Non-small cell lung cancer can acquire resistance to immune checkpoint blockade agents through evolutionary culling of tumor clones harboring the mutations for cell surface neoantigens that are recognized by patients’ immune T cells.
Non-small cell lung cancer (NSCLC) can acquire resistance to immune checkpoint blockade agents through evolutionary culling of tumor clones harboring the mutations for cell surface neoantigens that are recognized by patients’ immune T cells, according to a small study published in Cancer Discovery.
“When the cancer cells shed these mutations, they discard the evidence that would normally lead them to be recognized by the body’s protective immune cells,” said corresponding study author and Professor of Oncology Victor Velculescu, MD, PhD, of the Sidney Kimmel Comprehensive Cancer Center and the Bloomberg-Kimmel Institute for Cancer Immunotherapy at Johns Hopkins University School of Medicine in Baltimore.
Nearly half of patients with NSCLC suffer acquired tumor resistance to checkpoint inhibitors but the underlying mechanisms have remained a “mystery,” Dr. Velculescu noted.
The researchers used whole-exome sequencing and next-generation sequencing to study four patients’ NSCLC tumors and one patient’s head and neck cancer before initiation of immune checkpoint blockade therapy with the anti-PD-1 agent nivolumab with or without the anti-CTLA4 agent ipilimumab, and again after the tumors had acquired treatment resistance.
They found that acquired tumor resistance was accompanied by the loss of between seven and 18 neoantigen-encoding tumor mutations. Neoantigen loss “occurred through elimination of tumor subclones or through deletion of chromosomal regions” that contained mutations, they concluded.
“In some instances, we found that chromosomes in the cancer cells’ nuclei were missing an entire arm containing these mutated genes,” Dr. Velculescu noted.

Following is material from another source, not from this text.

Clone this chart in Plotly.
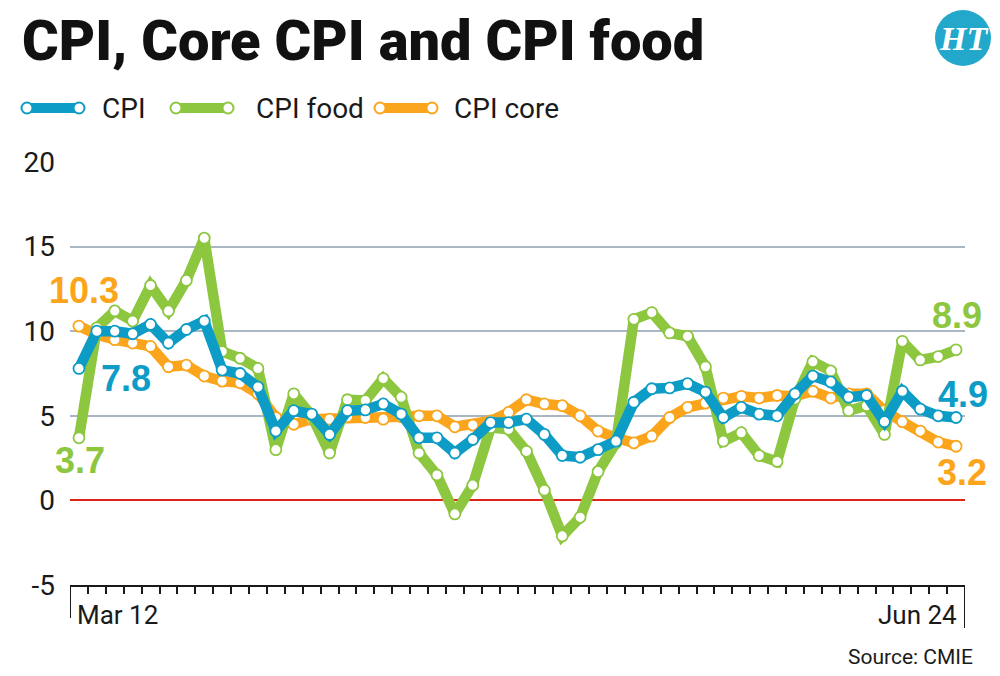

The researchers subsequently cultured the neoantigen proteins missing from immunotherapy-resistant tumors with immune cells from patient blood samples and found that up to six of the mutant neoantigens were indeed recognized by immune T cells. Neoantigens associated with HELB, SCL26A7 and PGAP1 mutations were associated with clonal T-cell expansion, for example.
The findings “imply that widening the breadth of neoantigen reactivity may mitigate the development of acquired resistance” to immunotherapies, the authors concluded.
“Checkpoint inhibitors are one of the most exciting recent advances for cancers, but the mechanism by which most patients become resistant to these therapies has been a mystery,” he said. “Our findings offer evidence about how cancer cells evolve during immunotherapy.”